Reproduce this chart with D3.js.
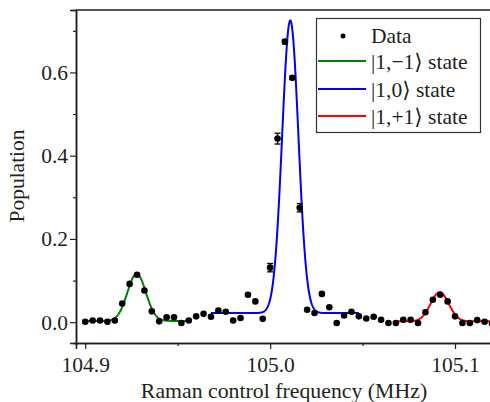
<!DOCTYPE html>
<html>
<head>
<meta charset="utf-8">
<script src="https://cdn.jsdelivr.net/npm/d3@7"></script>
<style>
  body { margin: 0; background: #fff; }
  svg text { font-family: "Liberation Serif", "Times New Roman", "DejaVu Serif", serif !important; }
</style>
</head>
<body>
<svg width="490" height="402"></svg>
<script>
// measured points (MHz, population)
var freq = [104.900, 104.904, 104.908, 104.912, 104.916, 104.920, 104.924, 104.928, 104.932, 104.936,
            104.940, 104.944, 104.948, 104.952, 104.956, 104.960, 104.964, 104.968, 104.972, 104.976,
            104.980, 104.984, 104.988, 104.992, 104.996, 105.000, 105.004, 105.008, 105.012, 105.016,
            105.020, 105.024, 105.028, 105.032, 105.036, 105.040, 105.044, 105.048, 105.052, 105.056,
            105.060, 105.064, 105.068, 105.072, 105.076, 105.080, 105.084, 105.088, 105.092, 105.096,
            105.100, 105.104, 105.108, 105.112, 105.116, 105.120]
var population = [0.001, 0.004, 0.004, 0.001, 0.004, 0.045, 0.092, 0.114, 0.076, 0.026,
                  0.002, 0.012, 0.012, -0.002, 0.004, 0.014, 0.020, 0.013, 0.028, 0.025,
                  0.004, 0.010, 0.066, 0.050, 0.008, 0.131, 0.441, 0.674, 0.587, 0.275,
                  0.030, 0.022, 0.068, 0.036, -0.002, 0.016, 0.025, 0.014, 0.009, 0.013,
                  0.006, -0.002, -0.002, 0.006, 0.006, -0.002, 0.024, 0.054, 0.066, 0.050,
                  0.014, -0.002, -0.002, 0.005, 0.001, -0.003]
// error bars only on the big peak points
var errIndex = [25, 26, 27, 28, 29]
var errSize = [0.010, 0.013, 0.005, 0.004, 0.010]

// gaussian fits for each state
var fitNames = ['|1,\u22121\u27E9 state', '|1,0\u27E9 state', '|1,+1\u27E9 state']
var fitColors = ['#008000', '#0000ff', '#ff0000']
var fitCenter = [104.9278, 105.0109, 105.0917]
var fitSigma = [0.0050, 0.0044, 0.0049]
var fitAmp = [0.113, 0.703, 0.070]
var fitBase = [0.003, 0.022, 0.002]
var fitFrom = [104.900, 104.968, 105.0674]
var fitTo = [104.956, 105.048, 105.120]

var xTicks = [104.9, 105.0, 105.1]
var xMinor = [104.95, 105.05]
var yTicks = [0.0, 0.2, 0.4, 0.6]
var yMinor = [0.1, 0.3, 0.5, 0.7]

var svg = d3.select('svg')
var margin = {top: 10, left: 76, bottom: 343, right: 492}
var textColor = '#231f20'
var serif = '"Liberation Serif", "Times New Roman", "DejaVu Serif", serif'

var xScale = d3.scaleLinear().domain([104.895, 105.12]).range([margin.left, margin.right])
var yScale = d3.scaleLinear().domain([-0.05, 0.75]).range([margin.bottom, margin.top])

// frame top line
svg.append('line')
    .attr('x1', margin.left).attr('x2', margin.right)
    .attr('y1', margin.top).attr('y2', margin.top)
    .attr('stroke', textColor).attr('stroke-width', 1.5)

// axes
var xAxis = svg.append('g')
    .attr('transform', `translate(0,${margin.bottom})`)
    .call(d3.axisBottom(xScale).tickValues(xTicks).tickFormat(d3.format('.1f')).tickSizeOuter(0).tickSize(6).tickPadding(8))
var xAxisMinor = svg.append('g')
    .attr('transform', `translate(0,${margin.bottom})`)
    .call(d3.axisBottom(xScale).tickValues(xMinor).tickFormat('').tickSizeOuter(0).tickSize(3))
var yAxis = svg.append('g')
    .attr('transform', `translate(${margin.left},0)`)
    .call(d3.axisLeft(yScale).tickValues(yTicks).tickFormat(d3.format('.1f')).tickSizeOuter(0).tickSize(6).tickPadding(2))
var yAxisMinor = svg.append('g')
    .attr('transform', `translate(${margin.left},0)`)
    .call(d3.axisLeft(yScale).tickValues(yMinor).tickFormat('').tickSizeOuter(0).tickSize(3))

svg.selectAll('g').attr('font-family', serif)
svg.selectAll('.domain').attr('stroke', textColor).attr('stroke-width', 1.5)
svg.selectAll('.tick line').attr('stroke', textColor).attr('stroke-width', 1.2)
svg.selectAll('.tick text')
    .style('font-family', serif)
    .attr('font-size', 21.5)
    .attr('fill', textColor)

// axis titles
svg.append('text')
    .attr('x', (margin.left + margin.right) / 2)
    .attr('y', 398)
    .attr('text-anchor', 'middle')
    .style('font-family', serif)
    .attr('font-size', 21.8)
    .attr('fill', textColor)
    .text('Raman control frequency (MHz)')

svg.append('text')
    .attr('transform', 'translate(24,176) rotate(-90)')
    .attr('text-anchor', 'middle')
    .style('font-family', serif)
    .attr('font-size', 21.5)
    .attr('fill', textColor)
    .text('Population')

// fit curves
var plot = svg.append('g')
var line = d3.line()
    .x(d => xScale(d[0]))
    .y(d => yScale(d[1]))

fitNames.forEach((name, i) => {
    var pts = d3.range(fitFrom[i], fitTo[i] + 1e-9, 0.0002).map(f => {
        var z = (f - fitCenter[i]) / fitSigma[i]
        return [f, fitBase[i] + fitAmp[i] * Math.exp(-0.5 * z * z)]
    })
    plot.append('path')
        .attr('d', line(pts))
        .attr('fill', 'none')
        .attr('stroke', fitColors[i])
        .attr('stroke-width', 2)
})

// error bars
errIndex.forEach((k, i) => {
    var x = xScale(freq[k])
    var y1 = yScale(population[k] - errSize[i])
    var y2 = yScale(population[k] + errSize[i])
    var g = plot.append('g').attr('stroke', '#000').attr('stroke-width', 1.3)
    g.append('line').attr('x1', x).attr('x2', x).attr('y1', y1).attr('y2', y2)
    g.append('line').attr('x1', x - 3).attr('x2', x + 3).attr('y1', y1).attr('y2', y1)
    g.append('line').attr('x1', x - 3).attr('x2', x + 3).attr('y1', y2).attr('y2', y2)
})

// data dots
plot.selectAll('circle.pt')
    .data(freq)
    .enter()
    .append('circle')
    .attr('class', 'pt')
    .attr('cx', d => xScale(d))
    .attr('cy', (d, i) => yScale(population[i]))
    .attr('r', 3.3)
    .attr('fill', '#000')

// legend
var legend = svg.append('g')
legend.append('rect')
    .attr('x', 316.5).attr('y', 18.5)
    .attr('width', 164).attr('height', 114)
    .attr('fill', '#fff')
    .attr('stroke', '#333')
    .attr('stroke-width', 1.2)

legend.append('circle')
    .attr('cx', 343).attr('cy', 36)
    .attr('r', 2.5).attr('fill', '#000')
legend.append('text')
    .attr('x', 371).attr('y', 35).attr('dy', '0.35em')
    .style('font-family', serif)
    .attr('font-size', 21.5).attr('fill', textColor)
    .text('Data')

var rowY = [61, 89, 116]
fitNames.forEach((name, i) => {
    legend.append('line')
        .attr('x1', 318).attr('x2', 366)
        .attr('y1', rowY[i]).attr('y2', rowY[i])
        .attr('stroke', fitColors[i]).attr('stroke-width', 2)
    legend.append('text')
        .attr('x', 371).attr('y', rowY[i]).attr('dy', '0.35em')
        .style('font-family', serif)
        .attr('font-size', 21.5).attr('fill', textColor)
        .text(name)
})
</script>
</body>
</html>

----

▶ **TASK OBJECTIVE**:
Copy out the data above exactly, except the pictures.

▶ **COMPLETED TASK**:
Reproduce this chart with D3.js.
<!DOCTYPE html>
<html>
<head>
<meta charset="utf-8">
<script src="https://cdn.jsdelivr.net/npm/d3@7"></script>
<style>
  body { margin: 0; background: #fff; }
  svg text { font-family: "Liberation Serif", "Times New Roman", "DejaVu Serif", serif !important; }
</style>
</head>
<body>
<svg width="490" height="402"></svg>
<script>
// measured points (MHz, population)
var freq = [104.900, 104.904, 104.908, 104.912, 104.916, 104.920, 104.924, 104.928, 104.932, 104.936,
            104.940, 104.944, 104.948, 104.952, 104.956, 104.960, 104.964, 104.968, 104.972, 104.976,
            104.980, 104.984, 104.988, 104.992, 104.996, 105.000, 105.004, 105.008, 105.012, 105.016,
            105.020, 105.024, 105.028, 105.032, 105.036, 105.040, 105.044, 105.048, 105.052, 105.056,
            105.060, 105.064, 105.068, 105.072, 105.076, 105.080, 105.084, 105.088, 105.092, 105.096,
            105.100, 105.104, 105.108, 105.112, 105.116, 105.120]
var population = [0.001, 0.004, 0.004, 0.001, 0.004, 0.045, 0.092, 0.114, 0.076, 0.026,
                  0.002, 0.012, 0.012, -0.002, 0.004, 0.014, 0.020, 0.013, 0.028, 0.025,
                  0.004, 0.010, 0.066, 0.050, 0.008, 0.131, 0.441, 0.674, 0.587, 0.275,
                  0.030, 0.022, 0.068, 0.036, -0.002, 0.016, 0.025, 0.014, 0.009, 0.013,
                  0.006, -0.002, -0.002, 0.006, 0.006, -0.002, 0.024, 0.054, 0.066, 0.050,
                  0.014, -0.002, -0.002, 0.005, 0.001, -0.003]
// error bars only on the big peak points
var errIndex = [25, 26, 27, 28, 29]
var errSize = [0.010, 0.013, 0.005, 0.004, 0.010]

// gaussian fits for each state
var fitNames = ['|1,\u22121\u27E9 state', '|1,0\u27E9 state', '|1,+1\u27E9 state']
var fitColors = ['#008000', '#0000ff', '#ff0000']
var fitCenter = [104.9278, 105.0109, 105.0917]
var fitSigma = [0.0050, 0.0044, 0.0049]
var fitAmp = [0.113, 0.703, 0.070]
var fitBase = [0.003, 0.022, 0.002]
var fitFrom = [104.900, 104.968, 105.0674]
var fitTo = [104.956, 105.048, 105.120]

var xTicks = [104.9, 105.0, 105.1]
var xMinor = [104.95, 105.05]
var yTicks = [0.0, 0.2, 0.4, 0.6]
var yMinor = [0.1, 0.3, 0.5, 0.7]

var svg = d3.select('svg')
var margin = {top: 10, left: 76, bottom: 343, right: 492}
var textColor = '#231f20'
var serif = '"Liberation Serif", "Times New Roman", "DejaVu Serif", serif'

var xScale = d3.scaleLinear().domain([104.895, 105.12]).range([margin.left, margin.right])
var yScale = d3.scaleLinear().domain([-0.05, 0.75]).range([margin.bottom, margin.top])

// frame top line
svg.append('line')
    .attr('x1', margin.left).attr('x2', margin.right)
    .attr('y1', margin.top).attr('y2', margin.top)
    .attr('stroke', textColor).attr('stroke-width', 1.5)

// axes
var xAxis = svg.append('g')
    .attr('transform', `translate(0,${margin.bottom})`)
    .call(d3.axisBottom(xScale).tickValues(xTicks).tickFormat(d3.format('.1f')).tickSizeOuter(0).tickSize(6).tickPadding(8))
var xAxisMinor = svg.append('g')
    .attr('transform', `translate(0,${margin.bottom})`)
    .call(d3.axisBottom(xScale).tickValues(xMinor).tickFormat('').tickSizeOuter(0).tickSize(3))
var yAxis = svg.append('g')
    .attr('transform', `translate(${margin.left},0)`)
    .call(d3.axisLeft(yScale).tickValues(yTicks).tickFormat(d3.format('.1f')).tickSizeOuter(0).tickSize(6).tickPadding(2))
var yAxisMinor = svg.append('g')
    .attr('transform', `translate(${margin.left},0)`)
    .call(d3.axisLeft(yScale).tickValues(yMinor).tickFormat('').tickSizeOuter(0).tickSize(3))

svg.selectAll('g').attr('font-family', serif)
svg.selectAll('.domain').attr('stroke', textColor).attr('stroke-width', 1.5)
svg.selectAll('.tick line').attr('stroke', textColor).attr('stroke-width', 1.2)
svg.selectAll('.tick text')
    .style('font-family', serif)
    .attr('font-size', 21.5)
    .attr('fill', textColor)

// axis titles
svg.append('text')
    .attr('x', (margin.left + margin.right) / 2)
    .attr('y', 398)
    .attr('text-anchor', 'middle')
    .style('font-family', serif)
    .attr('font-size', 21.8)
    .attr('fill', textColor)
    .text('Raman control frequency (MHz)')

svg.append('text')
    .attr('transform', 'translate(24,176) rotate(-90)')
    .attr('text-anchor', 'middle')
    .style('font-family', serif)
    .attr('font-size', 21.5)
    .attr('fill', textColor)
    .text('Population')

// fit curves
var plot = svg.append('g')
var line = d3.line()
    .x(d => xScale(d[0]))
    .y(d => yScale(d[1]))

fitNames.forEach((name, i) => {
    var pts = d3.range(fitFrom[i], fitTo[i] + 1e-9, 0.0002).map(f => {
        var z = (f - fitCenter[i]) / fitSigma[i]
        return [f, fitBase[i] + fitAmp[i] * Math.exp(-0.5 * z * z)]
    })
    plot.append('path')
        .attr('d', line(pts))
        .attr('fill', 'none')
        .attr('stroke', fitColors[i])
        .attr('stroke-width', 2)
})

// error bars
errIndex.forEach((k, i) => {
    var x = xScale(freq[k])
    var y1 = yScale(population[k] - errSize[i])
    var y2 = yScale(population[k] + errSize[i])
    var g = plot.append('g').attr('stroke', '#000').attr('stroke-width', 1.3)
    g.append('line').attr('x1', x).attr('x2', x).attr('y1', y1).attr('y2', y2)
    g.append('line').attr('x1', x - 3).attr('x2', x + 3).attr('y1', y1).attr('y2', y1)
    g.append('line').attr('x1', x - 3).attr('x2', x + 3).attr('y1', y2).attr('y2', y2)
})

// data dots
plot.selectAll('circle.pt')
    .data(freq)
    .enter()
    .append('circle')
    .attr('class', 'pt')
    .attr('cx', d => xScale(d))
    .attr('cy', (d, i) => yScale(population[i]))
    .attr('r', 3.3)
    .attr('fill', '#000')

// legend
var legend = svg.append('g')
legend.append('rect')
    .attr('x', 316.5).attr('y', 18.5)
    .attr('width', 164).attr('height', 114)
    .attr('fill', '#fff')
    .attr('stroke', '#333')
    .attr('stroke-width', 1.2)

legend.append('circle')
    .attr('cx', 343).attr('cy', 36)
    .attr('r', 2.5).attr('fill', '#000')
legend.append('text')
    .attr('x', 371).attr('y', 35).attr('dy', '0.35em')
    .style('font-family', serif)
    .attr('font-size', 21.5).attr('fill', textColor)
    .text('Data')

var rowY = [61, 89, 116]
fitNames.forEach((name, i) => {
    legend.append('line')
        .attr('x1', 318).attr('x2', 366)
        .attr('y1', rowY[i]).attr('y2', rowY[i])
        .attr('stroke', fitColors[i]).attr('stroke-width', 2)
    legend.append('text')
        .attr('x', 371).attr('y', rowY[i]).attr('dy', '0.35em')
        .style('font-family', serif)
        .attr('font-size', 21.5).attr('fill', textColor)
        .text(name)
})
</script>
</body>
</html>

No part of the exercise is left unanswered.